Output the material exactly, but drop every image it holds.

--- START OF Stored data ---

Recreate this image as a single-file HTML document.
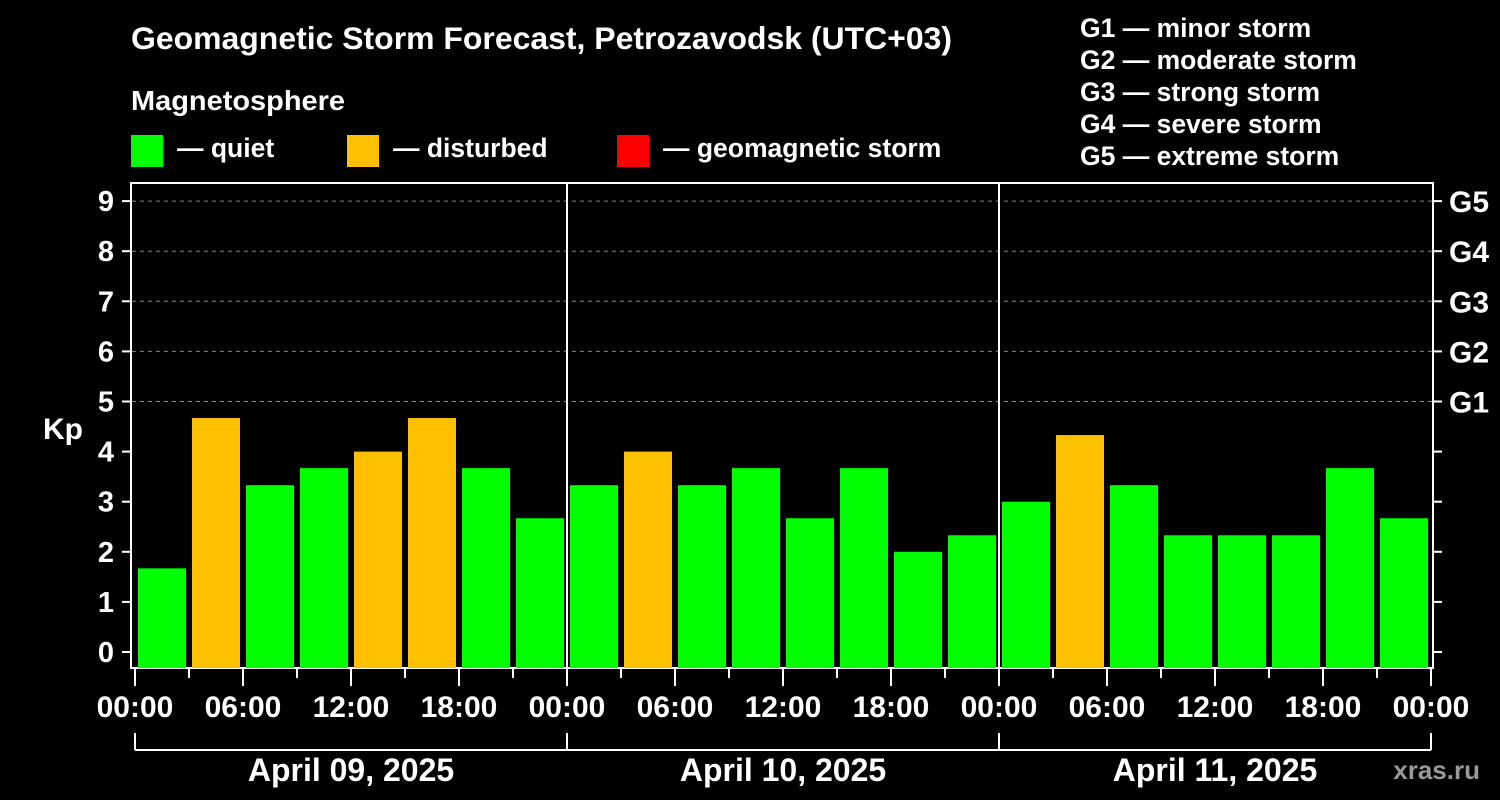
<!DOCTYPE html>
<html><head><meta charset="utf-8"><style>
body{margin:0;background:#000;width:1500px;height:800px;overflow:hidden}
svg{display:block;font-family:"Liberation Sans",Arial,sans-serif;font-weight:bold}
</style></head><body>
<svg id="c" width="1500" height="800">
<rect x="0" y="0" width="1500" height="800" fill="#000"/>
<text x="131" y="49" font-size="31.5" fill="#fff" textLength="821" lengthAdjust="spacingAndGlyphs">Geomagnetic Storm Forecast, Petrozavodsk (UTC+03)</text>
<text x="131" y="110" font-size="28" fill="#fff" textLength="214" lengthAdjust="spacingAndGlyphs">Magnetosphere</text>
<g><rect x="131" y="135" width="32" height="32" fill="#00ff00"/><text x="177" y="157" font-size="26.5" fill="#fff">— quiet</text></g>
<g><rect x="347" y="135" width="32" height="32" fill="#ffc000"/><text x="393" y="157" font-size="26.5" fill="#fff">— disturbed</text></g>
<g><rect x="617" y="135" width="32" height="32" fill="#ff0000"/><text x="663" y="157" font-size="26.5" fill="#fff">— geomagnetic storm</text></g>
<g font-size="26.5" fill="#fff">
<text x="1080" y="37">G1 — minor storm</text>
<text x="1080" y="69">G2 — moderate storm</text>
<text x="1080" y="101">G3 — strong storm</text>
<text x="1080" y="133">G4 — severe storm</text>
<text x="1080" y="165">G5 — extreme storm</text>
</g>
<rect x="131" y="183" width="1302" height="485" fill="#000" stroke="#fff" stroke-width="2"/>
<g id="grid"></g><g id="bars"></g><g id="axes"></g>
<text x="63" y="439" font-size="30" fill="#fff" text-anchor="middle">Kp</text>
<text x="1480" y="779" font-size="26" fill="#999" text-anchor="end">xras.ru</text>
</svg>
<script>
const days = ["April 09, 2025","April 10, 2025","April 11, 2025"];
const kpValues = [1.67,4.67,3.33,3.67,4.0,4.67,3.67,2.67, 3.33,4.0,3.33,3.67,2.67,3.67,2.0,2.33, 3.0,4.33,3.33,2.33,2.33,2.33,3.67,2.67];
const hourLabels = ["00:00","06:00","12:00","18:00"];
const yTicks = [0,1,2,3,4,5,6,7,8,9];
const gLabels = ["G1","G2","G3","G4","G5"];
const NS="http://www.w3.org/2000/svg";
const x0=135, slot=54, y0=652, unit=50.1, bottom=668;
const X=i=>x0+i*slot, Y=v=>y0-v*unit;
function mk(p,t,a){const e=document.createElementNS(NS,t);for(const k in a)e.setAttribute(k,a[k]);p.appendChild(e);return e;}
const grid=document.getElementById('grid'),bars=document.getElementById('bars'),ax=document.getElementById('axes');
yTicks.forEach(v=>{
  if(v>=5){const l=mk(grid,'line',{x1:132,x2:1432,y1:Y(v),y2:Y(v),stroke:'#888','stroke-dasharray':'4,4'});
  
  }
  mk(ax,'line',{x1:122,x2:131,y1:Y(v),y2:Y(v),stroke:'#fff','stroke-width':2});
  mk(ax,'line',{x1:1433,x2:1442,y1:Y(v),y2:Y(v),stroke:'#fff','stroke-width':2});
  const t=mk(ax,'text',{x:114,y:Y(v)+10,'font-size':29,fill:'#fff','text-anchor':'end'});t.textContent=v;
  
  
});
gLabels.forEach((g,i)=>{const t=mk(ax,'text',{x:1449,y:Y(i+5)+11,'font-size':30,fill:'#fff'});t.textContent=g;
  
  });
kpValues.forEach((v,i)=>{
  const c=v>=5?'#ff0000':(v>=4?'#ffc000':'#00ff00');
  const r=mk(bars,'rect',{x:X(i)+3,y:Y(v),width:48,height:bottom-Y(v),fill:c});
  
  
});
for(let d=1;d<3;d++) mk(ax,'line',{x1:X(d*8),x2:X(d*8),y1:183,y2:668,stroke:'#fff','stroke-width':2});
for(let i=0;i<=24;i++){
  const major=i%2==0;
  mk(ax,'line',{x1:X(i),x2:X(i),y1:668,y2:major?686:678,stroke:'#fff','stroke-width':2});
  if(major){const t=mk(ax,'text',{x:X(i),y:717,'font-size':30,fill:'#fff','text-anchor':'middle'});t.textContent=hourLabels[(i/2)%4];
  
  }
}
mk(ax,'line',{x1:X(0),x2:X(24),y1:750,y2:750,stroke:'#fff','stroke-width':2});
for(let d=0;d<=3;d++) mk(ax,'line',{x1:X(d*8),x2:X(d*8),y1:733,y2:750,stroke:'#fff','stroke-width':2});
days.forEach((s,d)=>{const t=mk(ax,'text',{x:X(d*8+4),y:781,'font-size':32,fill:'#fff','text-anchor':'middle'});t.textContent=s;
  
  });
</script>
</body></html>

--- END OF Stored data ---

• **Task output**
Recreate this image as a single-file HTML document.
<!DOCTYPE html>
<html><head><meta charset="utf-8"><style>
body{margin:0;background:#000;width:1500px;height:800px;overflow:hidden}
svg{display:block;font-family:"Liberation Sans",Arial,sans-serif;font-weight:bold}
</style></head><body>
<svg id="c" width="1500" height="800">
<rect x="0" y="0" width="1500" height="800" fill="#000"/>
<text x="131" y="49" font-size="31.5" fill="#fff" textLength="821" lengthAdjust="spacingAndGlyphs">Geomagnetic Storm Forecast, Petrozavodsk (UTC+03)</text>
<text x="131" y="110" font-size="28" fill="#fff" textLength="214" lengthAdjust="spacingAndGlyphs">Magnetosphere</text>
<g><rect x="131" y="135" width="32" height="32" fill="#00ff00"/><text x="177" y="157" font-size="26.5" fill="#fff">— quiet</text></g>
<g><rect x="347" y="135" width="32" height="32" fill="#ffc000"/><text x="393" y="157" font-size="26.5" fill="#fff">— disturbed</text></g>
<g><rect x="617" y="135" width="32" height="32" fill="#ff0000"/><text x="663" y="157" font-size="26.5" fill="#fff">— geomagnetic storm</text></g>
<g font-size="26.5" fill="#fff">
<text x="1080" y="37">G1 — minor storm</text>
<text x="1080" y="69">G2 — moderate storm</text>
<text x="1080" y="101">G3 — strong storm</text>
<text x="1080" y="133">G4 — severe storm</text>
<text x="1080" y="165">G5 — extreme storm</text>
</g>
<rect x="131" y="183" width="1302" height="485" fill="#000" stroke="#fff" stroke-width="2"/>
<g id="grid"></g><g id="bars"></g><g id="axes"></g>
<text x="63" y="439" font-size="30" fill="#fff" text-anchor="middle">Kp</text>
<text x="1480" y="779" font-size="26" fill="#999" text-anchor="end">xras.ru</text>
</svg>
<script>
const days = ["April 09, 2025","April 10, 2025","April 11, 2025"];
const kpValues = [1.67,4.67,3.33,3.67,4.0,4.67,3.67,2.67, 3.33,4.0,3.33,3.67,2.67,3.67,2.0,2.33, 3.0,4.33,3.33,2.33,2.33,2.33,3.67,2.67];
const hourLabels = ["00:00","06:00","12:00","18:00"];
const yTicks = [0,1,2,3,4,5,6,7,8,9];
const gLabels = ["G1","G2","G3","G4","G5"];
const NS="http://www.w3.org/2000/svg";
const x0=135, slot=54, y0=652, unit=50.1, bottom=668;
const X=i=>x0+i*slot, Y=v=>y0-v*unit;
function mk(p,t,a){const e=document.createElementNS(NS,t);for(const k in a)e.setAttribute(k,a[k]);p.appendChild(e);return e;}
const grid=document.getElementById('grid'),bars=document.getElementById('bars'),ax=document.getElementById('axes');
yTicks.forEach(v=>{
  if(v>=5){const l=mk(grid,'line',{x1:132,x2:1432,y1:Y(v),y2:Y(v),stroke:'#888','stroke-dasharray':'4,4'});
  
  }
  mk(ax,'line',{x1:122,x2:131,y1:Y(v),y2:Y(v),stroke:'#fff','stroke-width':2});
  mk(ax,'line',{x1:1433,x2:1442,y1:Y(v),y2:Y(v),stroke:'#fff','stroke-width':2});
  const t=mk(ax,'text',{x:114,y:Y(v)+10,'font-size':29,fill:'#fff','text-anchor':'end'});t.textContent=v;
  
  
});
gLabels.forEach((g,i)=>{const t=mk(ax,'text',{x:1449,y:Y(i+5)+11,'font-size':30,fill:'#fff'});t.textContent=g;
  
  });
kpValues.forEach((v,i)=>{
  const c=v>=5?'#ff0000':(v>=4?'#ffc000':'#00ff00');
  const r=mk(bars,'rect',{x:X(i)+3,y:Y(v),width:48,height:bottom-Y(v),fill:c});
  
  
});
for(let d=1;d<3;d++) mk(ax,'line',{x1:X(d*8),x2:X(d*8),y1:183,y2:668,stroke:'#fff','stroke-width':2});
for(let i=0;i<=24;i++){
  const major=i%2==0;
  mk(ax,'line',{x1:X(i),x2:X(i),y1:668,y2:major?686:678,stroke:'#fff','stroke-width':2});
  if(major){const t=mk(ax,'text',{x:X(i),y:717,'font-size':30,fill:'#fff','text-anchor':'middle'});t.textContent=hourLabels[(i/2)%4];
  
  }
}
mk(ax,'line',{x1:X(0),x2:X(24),y1:750,y2:750,stroke:'#fff','stroke-width':2});
for(let d=0;d<=3;d++) mk(ax,'line',{x1:X(d*8),x2:X(d*8),y1:733,y2:750,stroke:'#fff','stroke-width':2});
days.forEach((s,d)=>{const t=mk(ax,'text',{x:X(d*8+4),y:781,'font-size':32,fill:'#fff','text-anchor':'middle'});t.textContent=s;
  
  });
</script>
</body></html>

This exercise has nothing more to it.